En Syrie, les espoirs de paix restent faibles. Plus de 70 attaques ciblant des hôpitaux et des infrastructures de santé ont été confirmées durant les trois premiers mois de l’année, privant les enfants et les familles de services de santé vitaux. Plus de 300 infrastructures scolaires ont été attaquées depuis le début du conflit. Quelque 5,3 millions d’enfants ont été déplacés à l’intérieur du pays ou sont aujourd’hui réfugiés, et près de 850.000 enfants continuent de vivre dans des zones assiégées ou difficiles à atteindre.
À Gaza, des enfants sont tués et blessés dans des manifestations depuis le début du mois de mars. Lundi, ce qui semble avoir été la journée de violence la plus mortelle, depuis la guerre de Gaza, a fait encore davantage de victimes parmi les enfants.
Au Bangladesh, plus de 400.000 enfants rohingyas réfugiés, qui ont survécu aux atrocités récemment perpétrées au Myanmar, ont besoin d’une assistance humanitaire. À l’approche de la mousson, le spectre du choléra et des maladies transmises par l’eau est plus menaçant que jamais.

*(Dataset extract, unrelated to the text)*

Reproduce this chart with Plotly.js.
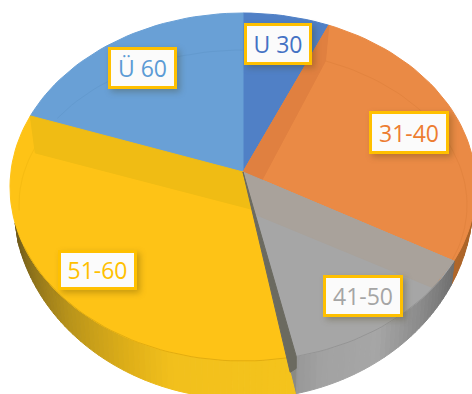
<!DOCTYPE html>
<html><head><meta charset="utf-8">
<script src="https://cdn.plot.ly/plotly-3.0.1.min.js"></script>
<style>html,body{margin:0;padding:0;background:#fff}#c{width:472px;height:394px}
.annotation rect.bg{filter:drop-shadow(3px 3px 3px rgba(60,50,0,.28))}</style>
</head><body><div id="c"></div>
<script>
// data
const categories = ["U 30","31-40","41-50","51-60","Ü 60"];
const values = [6.0,26.0,15.0,34.7,18.3];
const topColors = ["#5080c6","#ea8a45","#a6a6a6","#fec316","#69a0d6"];
const textColors = ["#4472c4","#ed7d31","#a5a5a5","#ffc000","#5b9bd5"];
const labelX = [278,409,363,97.5,142.5];
const labelY = [44,132.5,296,270,68];
const labelW = [68,80,80,79,69];
const labelH = [42,43,42,40,42];
// view geometry of the tilted disc
const apex=[243,172];
const outer={cx:243,cy:187,rx:233,ry:174};
const inner={cx:243,cy:205,rx:224,ry:155};
const base ={cx:243,cy:201,rx:230,ry:198};
const sideStops=[[85,"#a05c20"],[115,"#b0662a"],[115.01,"#6e6e6e"],[128,"#868686"],[145,"#a6a6a6"],[160,"#a2a2a2"],[168,"#969696"],[168.01,"#f4c31c"],[198,"#f2c01c"],[209,"#e0b018"],[229,"#b8931a"],[258,"#6f5a1a"]];

const rad=d=>d*Math.PI/180;
const E=(e,t)=>[e.cx+e.rx*Math.sin(rad(t)),e.cy-e.ry*Math.cos(rad(t))];
const lerp=(a,b,f)=>[a[0]+(b[0]-a[0])*f,a[1]+(b[1]-a[1])*f];
const hex=c=>[1,3,5].map(i=>parseInt(c.substr(i,2),16));
function colorAt(t){
  for(let i=0;i<sideStops.length-1;i++){
    const [a,ca]=sideStops[i],[b,cb]=sideStops[i+1];
    if(t>=a&&t<=b){const f=(t-a)/(b-a),x=hex(ca),y=hex(cb);
      return `rgb(${x.map((v,k)=>Math.round(v+(y[k]-v)*f)).join(",")})`;}
  }
  return sideStops[sideStops.length-1][1];
}
const traces=[];
function poly(pts,color){traces.push({type:"scatter",mode:"lines",x:pts.map(p=>p[0]).concat(pts[0][0]),y:pts.map(p=>p[1]).concat(pts[0][1]),fill:"toself",fillcolor:color,line:{color:color,width:1},hoverinfo:"skip"});}
function line(pts,color,w){traces.push({type:"scatter",mode:"lines",x:pts.map(p=>p[0]),y:pts.map(p=>p[1]),line:{color:color,width:w||1},hoverinfo:"skip"});}
function arc(e,a,b){const n=Math.max(2,Math.ceil(Math.abs(b-a)/2)),r=[];for(let i=0;i<=n;i++)r.push(E(e,a+(b-a)*i/n));return r;}

const total=values.reduce((a,b)=>a+b,0);
const T=[0];values.forEach(v=>T.push(T[T.length-1]+v/total*360));
const gapT=T[3]-2.4;

// side wall, split at the slice edges so no strip straddles two colours
function wall(a,b,step){
  for(let t=a;t<b-1e-6;t+=step){
    const e=Math.min(t+step,b);
    poly([E(outer,t),E(outer,e),E(base,e),E(base,t)],colorAt((t+e)/2));
  }
}
wall(85,T[2],3);
wall(T[2],gapT,1.5);
wall(T[3],258,1.5);
poly([E(outer,T[3]),E(base,gapT),E(outer,gapT)],"#8a8a84");
poly([E(outer,T[3]),E(base,gapT),E(base,T[3])],"#f4c31c");
// top faces
values.forEach((v,i)=>poly([apex].concat(arc(outer,T[i],T[i+1])),topColors[i]));
// inner bevel lines
line(arc(inner,304,360),"#639acf");
line(arc(inner,T[1],122),"#e3843f");
line(arc(inner,292,268),"#f6bc12");
// bevel bands
const tipEnd=E(outer,gapT);
poly([E(outer,T[1]),apex,lerp(apex,E(outer,T[2]),0.09),E(inner,T[1])],"#e08040");
poly([apex,E(outer,T[2]),E(inner,T[2]+7),lerp(apex,tipEnd,0.23)],"#a9a29b");
const yo=E(outer,T[4]);
poly([yo,apex,lerp(apex,E(outer,T[3]),0.2),[yo[0]+5,yo[1]+37]],"#f0bc14");
// rim line
line(arc(outer,T[2]+7,gapT),"#959595",1);
line(arc(outer,T[3],250),"#e2ad10",1);
// cut wall between 41-50 and 51-60
const p1=E(outer,T[3]),p2=tipEnd;
poly([apex,p1,lerp(p1,E(base,gapT),0.4),[p2[0],p2[1]+12],p2],"#6b6a60");

const annotations=categories.map((c,i)=>({
  x:labelX[i],y:labelY[i],xref:"x",yref:"y",text:c,showarrow:false,
  font:{family:"Open Sans",size:23,color:textColors[i]},
  bgcolor:"#fbfbfb",bordercolor:"#ffc000",borderwidth:3,borderpad:0,
  width:labelW[i]-6,height:labelH[i]-6,align:"center",valign:"middle"
}));
Plotly.newPlot("c",traces,{
  width:472,height:394,margin:{l:0,r:0,t:0,b:0},showlegend:false,
  paper_bgcolor:"#fff",plot_bgcolor:"#fff",hovermode:false,
  xaxis:{range:[0,472],visible:false,fixedrange:true},
  yaxis:{range:[394,0],visible:false,fixedrange:true},
  annotations:annotations
},{displayModeBar:false,staticPlot:true});
</script></body></html>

Au Soudan du Sud, le premier pays que j’ai visité en ma qualité de Directrice générale de l’UNICEF, au moins 2,6 millions d’enfants ont été contraints de fuir leur maison. Plus d’un million d’enfants souffrent de malnutrition aiguë, dont plus de 250.000, de malnutrition aiguë sévère, et risquent de mourir. Si les groupes armés ont libéré près de 600 enfants depuis le début de l’année, quelque 19.000 enfants servent encore de combattants, de messagers, de porteurs, de cuisiniers et d’esclaves sexuels aux parties belligérantes.

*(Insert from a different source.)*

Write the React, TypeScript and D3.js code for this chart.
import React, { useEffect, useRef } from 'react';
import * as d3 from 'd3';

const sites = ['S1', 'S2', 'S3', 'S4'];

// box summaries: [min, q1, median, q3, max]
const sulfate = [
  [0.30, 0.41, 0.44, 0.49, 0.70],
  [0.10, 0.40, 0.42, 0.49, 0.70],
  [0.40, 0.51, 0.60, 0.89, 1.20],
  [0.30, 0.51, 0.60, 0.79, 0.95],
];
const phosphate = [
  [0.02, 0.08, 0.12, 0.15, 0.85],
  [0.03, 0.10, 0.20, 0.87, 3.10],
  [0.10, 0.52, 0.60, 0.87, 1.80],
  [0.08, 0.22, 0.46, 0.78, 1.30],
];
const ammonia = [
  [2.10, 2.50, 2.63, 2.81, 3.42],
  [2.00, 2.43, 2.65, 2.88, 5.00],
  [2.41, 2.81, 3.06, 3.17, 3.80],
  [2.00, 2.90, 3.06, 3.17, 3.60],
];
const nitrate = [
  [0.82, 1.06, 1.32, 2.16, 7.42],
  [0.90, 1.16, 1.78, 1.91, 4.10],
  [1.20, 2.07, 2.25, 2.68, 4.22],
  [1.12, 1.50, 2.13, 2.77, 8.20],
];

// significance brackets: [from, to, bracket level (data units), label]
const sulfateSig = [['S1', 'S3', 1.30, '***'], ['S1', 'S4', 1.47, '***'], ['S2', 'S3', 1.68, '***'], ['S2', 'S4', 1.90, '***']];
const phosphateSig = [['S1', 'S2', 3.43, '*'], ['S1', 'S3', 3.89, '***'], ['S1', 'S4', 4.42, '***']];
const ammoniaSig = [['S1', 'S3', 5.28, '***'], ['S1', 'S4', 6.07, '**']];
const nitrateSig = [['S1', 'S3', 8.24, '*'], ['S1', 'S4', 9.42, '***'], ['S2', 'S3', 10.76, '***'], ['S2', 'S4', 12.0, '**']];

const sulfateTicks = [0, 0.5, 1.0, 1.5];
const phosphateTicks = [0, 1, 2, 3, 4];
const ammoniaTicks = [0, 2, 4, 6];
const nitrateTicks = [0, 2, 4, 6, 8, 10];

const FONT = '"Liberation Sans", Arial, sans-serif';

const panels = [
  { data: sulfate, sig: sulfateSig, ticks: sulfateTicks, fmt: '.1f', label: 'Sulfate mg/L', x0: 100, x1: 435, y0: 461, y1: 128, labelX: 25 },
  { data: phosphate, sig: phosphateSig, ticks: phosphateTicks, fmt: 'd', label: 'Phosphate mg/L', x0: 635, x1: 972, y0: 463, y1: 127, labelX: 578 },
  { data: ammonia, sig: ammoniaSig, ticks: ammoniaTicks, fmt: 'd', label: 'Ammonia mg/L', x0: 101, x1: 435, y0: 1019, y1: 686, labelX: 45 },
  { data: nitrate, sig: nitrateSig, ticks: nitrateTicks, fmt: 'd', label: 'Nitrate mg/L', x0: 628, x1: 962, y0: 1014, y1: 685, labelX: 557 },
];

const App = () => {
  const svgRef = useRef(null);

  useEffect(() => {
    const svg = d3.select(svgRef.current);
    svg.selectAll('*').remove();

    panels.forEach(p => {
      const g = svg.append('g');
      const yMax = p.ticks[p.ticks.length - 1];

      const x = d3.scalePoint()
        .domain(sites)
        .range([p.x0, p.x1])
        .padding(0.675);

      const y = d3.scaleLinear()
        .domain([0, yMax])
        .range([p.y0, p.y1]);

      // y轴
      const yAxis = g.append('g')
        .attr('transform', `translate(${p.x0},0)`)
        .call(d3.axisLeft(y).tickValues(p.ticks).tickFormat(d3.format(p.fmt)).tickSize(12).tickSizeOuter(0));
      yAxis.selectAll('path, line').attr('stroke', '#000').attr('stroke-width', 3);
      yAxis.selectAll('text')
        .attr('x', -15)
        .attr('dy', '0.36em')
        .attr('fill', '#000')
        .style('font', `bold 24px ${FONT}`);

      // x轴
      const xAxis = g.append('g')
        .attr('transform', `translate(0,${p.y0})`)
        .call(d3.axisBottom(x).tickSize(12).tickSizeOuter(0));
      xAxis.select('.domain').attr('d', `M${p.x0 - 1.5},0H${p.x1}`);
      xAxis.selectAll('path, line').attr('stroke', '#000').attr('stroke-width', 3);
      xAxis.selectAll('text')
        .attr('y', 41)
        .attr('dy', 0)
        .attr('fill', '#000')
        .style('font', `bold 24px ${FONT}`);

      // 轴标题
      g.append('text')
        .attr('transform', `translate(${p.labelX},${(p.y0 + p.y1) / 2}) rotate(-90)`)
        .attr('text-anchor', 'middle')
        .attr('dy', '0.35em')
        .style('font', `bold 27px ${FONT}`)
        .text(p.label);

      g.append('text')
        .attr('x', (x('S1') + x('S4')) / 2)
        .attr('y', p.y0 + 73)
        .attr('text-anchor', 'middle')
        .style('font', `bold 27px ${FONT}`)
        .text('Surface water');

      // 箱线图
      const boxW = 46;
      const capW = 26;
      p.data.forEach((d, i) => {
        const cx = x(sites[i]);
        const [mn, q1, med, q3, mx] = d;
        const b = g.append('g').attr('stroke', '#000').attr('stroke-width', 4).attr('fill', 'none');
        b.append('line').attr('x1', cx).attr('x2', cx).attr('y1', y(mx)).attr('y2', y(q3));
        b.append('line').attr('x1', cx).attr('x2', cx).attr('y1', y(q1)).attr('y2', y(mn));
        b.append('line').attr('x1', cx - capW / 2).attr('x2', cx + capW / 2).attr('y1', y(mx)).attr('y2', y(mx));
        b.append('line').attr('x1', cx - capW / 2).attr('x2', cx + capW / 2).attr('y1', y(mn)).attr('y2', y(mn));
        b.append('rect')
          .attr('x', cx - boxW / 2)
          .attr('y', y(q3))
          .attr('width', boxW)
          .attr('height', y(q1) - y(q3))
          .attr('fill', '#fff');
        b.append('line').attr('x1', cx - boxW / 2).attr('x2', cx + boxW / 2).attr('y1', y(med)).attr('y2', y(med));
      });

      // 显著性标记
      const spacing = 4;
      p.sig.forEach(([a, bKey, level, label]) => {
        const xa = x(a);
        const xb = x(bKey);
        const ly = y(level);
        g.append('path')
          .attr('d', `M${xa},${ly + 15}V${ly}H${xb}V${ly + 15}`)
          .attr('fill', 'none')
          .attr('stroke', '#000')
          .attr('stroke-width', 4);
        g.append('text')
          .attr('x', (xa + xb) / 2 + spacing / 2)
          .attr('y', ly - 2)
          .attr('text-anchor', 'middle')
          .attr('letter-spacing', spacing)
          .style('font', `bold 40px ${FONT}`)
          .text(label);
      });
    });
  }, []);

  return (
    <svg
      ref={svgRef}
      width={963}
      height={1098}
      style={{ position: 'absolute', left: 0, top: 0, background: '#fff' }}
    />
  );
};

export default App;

En Afghanistan, plus de 150 enfants auraient été tués et plus de 400 blessés durant les trois premiers mois de l’année en raison du conflit.

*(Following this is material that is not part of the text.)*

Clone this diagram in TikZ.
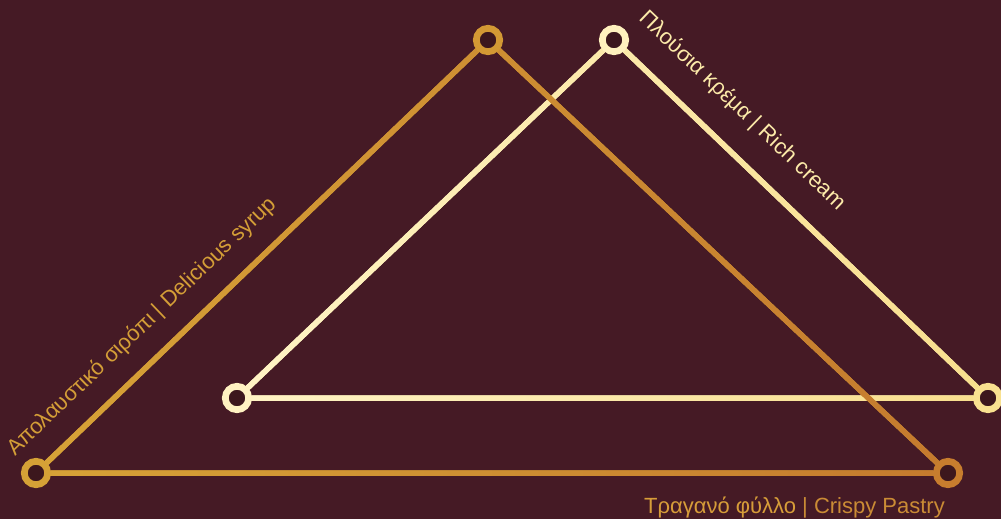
\documentclass[tikz,border=0pt]{standalone}
\usepackage{fontspec}
\setmainfont{Liberation Sans}
\usetikzlibrary{calc}
\definecolor{bgc}{HTML}{451A25}
\definecolor{hole}{HTML}{3C171D}
\definecolor{goldL}{HTML}{D7A337}
\definecolor{goldR}{HTML}{C47A2E}
\definecolor{creamL}{HTML}{FFF4C6}
\definecolor{creamR}{HTML}{F8DE8C}
\definecolor{gA}{HTML}{D5A136}
\definecolor{gB}{HTML}{D39934}
\definecolor{gC}{HTML}{C77D2E}
\definecolor{cD}{HTML}{FFF2C2}
\definecolor{cE}{HTML}{FFF1BE}
\definecolor{cF}{HTML}{F9E190}
\definecolor{txtL}{HTML}{D49E37}
\definecolor{txtR}{HTML}{FCEAA9}
\definecolor{txtBg}{HTML}{D79D39}
\definecolor{txtBe}{HTML}{CA8B35}
\pgfdeclarelayer{bg}
\pgfdeclarelayer{lines}
\pgfsetlayers{bg,lines,main}
\newcommand\edgepoly[2]{($(#1.center)!2.75pt!90:(#2.center)$) -- ($(#2.center)!2.75pt!-90:(#1.center)$) -- ($(#2.center)!2.75pt!90:(#1.center)$) -- ($(#1.center)!2.75pt!-90:(#2.center)$) -- cycle }
\begin{document}
\begin{tikzpicture}[x=1pt,y=-1pt,
  vtx/.style={circle, draw=#1, fill=hole, line width=6.7pt, minimum size=23.4pt, inner sep=0pt},
  edge/.style={line width=5.5pt},
  lbl/.style={font=\fontsize{22}{22}\selectfont, inner sep=0pt}]
\useasboundingbox (0,0) rectangle (1001,519);
\begin{pgfonlayer}{bg}
\fill[bgc] (0,0) rectangle (1001,519);
\end{pgfonlayer}
% vertices
\node[vtx=cD] (D) at (237,398) {};
\node[vtx=cE] (E) at (614,40) {};
\node[vtx=cF] (F) at (988,398) {};
\node[vtx=gA] (A) at (36,473) {};
\node[vtx=gB] (B) at (488,40) {};
\node[vtx=gC] (C) at (948,473) {};
% edges
\begin{pgfonlayer}{lines}
\draw[edge, cE] (D) -- (E) -- (F) -- (D);
\begin{scope}
\clip \edgepoly{D}{E} \edgepoly{E}{F} \edgepoly{F}{D};
\shade[left color=creamL, right color=creamR] (227,30) rectangle (1001,408);
\end{scope}
\draw[edge, gB] (A) -- (B) -- (C) -- (A);
\begin{scope}
\clip \edgepoly{A}{B} \edgepoly{B}{C} \edgepoly{C}{A};
\shade[left color=goldL, right color=goldR] (26,30) rectangle (958,483);
\end{scope}
\end{pgfonlayer}
% labels
\node[lbl, text=txtL, rotate=43.8] (tl) at (142,327) {Απολαυστικό σιρόπι | Delicious syrup};
\node[lbl, text=txtR, rotate=-43.75] (tr) at (742,111) {Πλούσια κρέμα | Rich cream};
\node[lbl, anchor=base] (tb) at (794.5,513) {\textcolor{txtBg}{Τραγανό φύλλο} \textcolor{txtBe}{| Crispy Pastry}};
\end{tikzpicture}
\end{document}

En République centrafricaine, un regain de violence au cours des derniers mois a forcé près de 29.000 enfants à fuir leur maison, portant à près de 360.000 le nombre total d’enfants déplacés à l’intérieur du pays. Plus de deux enfants de moins de 5 ans sur cinq souffrent de malnutrition chronique et un tiers des enfants en âge d’aller à l’école est désormais déscolarisé.
Dans tous ces pays et dans bien d’autres encore, les équipes dévouées de l’UNICEF et de ses partenaires mettent tout en œuvre pour atténuer les souffrances des plus vulnérables, de ceux qui sont séparés de leur famille, de ceux qui sont terrifiés et seuls, de ceux qui tombent malades dans des camps de réfugiés surpeuplés, de ceux qui se déplacent pour fuir la mousson et les inexorables sécheresses, de ceux qui sont affamés.
En dépit d’un manque de financement (nous n’avons reçu que 16 % de nos besoins de financement pour cette année), nous sommes résolument engagés à répondre aux besoins des plus vulnérables. Nous vaccinons des enfants, les traitons contre la malnutrition, les scolarisons, leur fournissons des services de protection et tentons de répondre à leurs besoins élémentaires.
Toutefois, seule, l’aide humanitaire ne suffit pas. Les enfants ont besoin de paix et de protection en toutes circonstances. Le droit de la guerre interdit de prendre des civils pour cible, d’attaquer des établissements scolaires ou des hôpitaux, d’utiliser, de recruter et de détenir illégalement des enfants et de bloquer l’accès de l’aide humanitaire. Lorsque des conflits éclatent, ce droit doit être appliqué et ceux qui l’enfreignent doivent être forcés à répondre de leurs actes. Trop, c’est trop. Arrêtez de prendre les enfants pour cible.